The Skrillex track, "The Distance," is an R&B ballad with an electro-pop coating and a Ty Dolla $ign feature that sounds new, but old. The Blood Orange/Slick Rick collaboration "Giving Me Life" is like-minded, but clumsier, one of several songs that uses meme-speak to sound current but will sound dated in three months. The record opening "GTFO" (which means what you think it means) is Beyoncé's "Irreplaceable" reimagined for One Percenters. Instead of leaving her boyfriend's things at the curb, Carey offers to call his valet. This song may not be about her ex-fiancé, Australian billionaire James Packer, but she doesn't mind if you think it is.

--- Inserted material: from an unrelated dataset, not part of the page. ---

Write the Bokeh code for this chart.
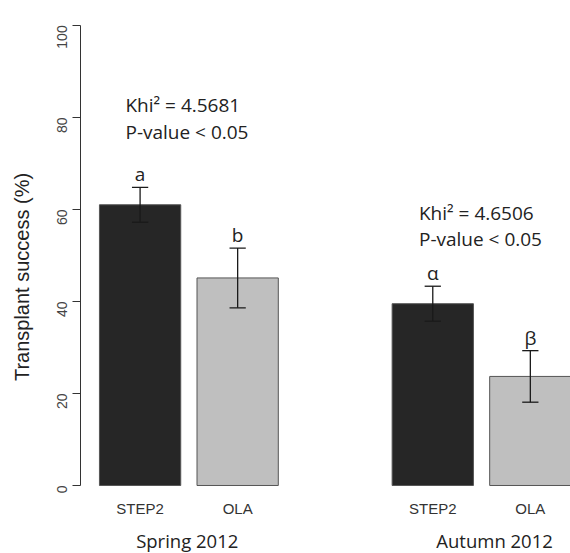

Packer may also be the snake in the grass in "A No No" ("Off with your head/Now slither out the door"), which wraps a standard "thank you, next" mid-tempo kiss-off in a sample of Lil Kim's "Crush on You" remix, with a bonus appearance from the Notorious B.I.G.

Of course, "A No No" might also be about Stella Bulochnikov, Carey's allegedly overbearing former manager, under whose influence she participated in a disturbingly off brand reality show and who later sued Carey for sexual harassment. Bulochnikov is almost certainly immortalized in "Portrait," the album's closing piano ballad. "Portrait" has everything; arch wordplay, childhood nostalgia, pointed insults, tremulous bravery ("Somewhat desensitized/Still the same hopeful child/... Pushing past the parasites/Down but not demoralized"), and that's just in one verse.

For her Lambily, it's a late-period Mimi highlight reel. For more casual fans, who begin to remember Carey's existence when she pops up on their post-Thanksgiving holiday playlists, it's a necessary reminder of what they've missed.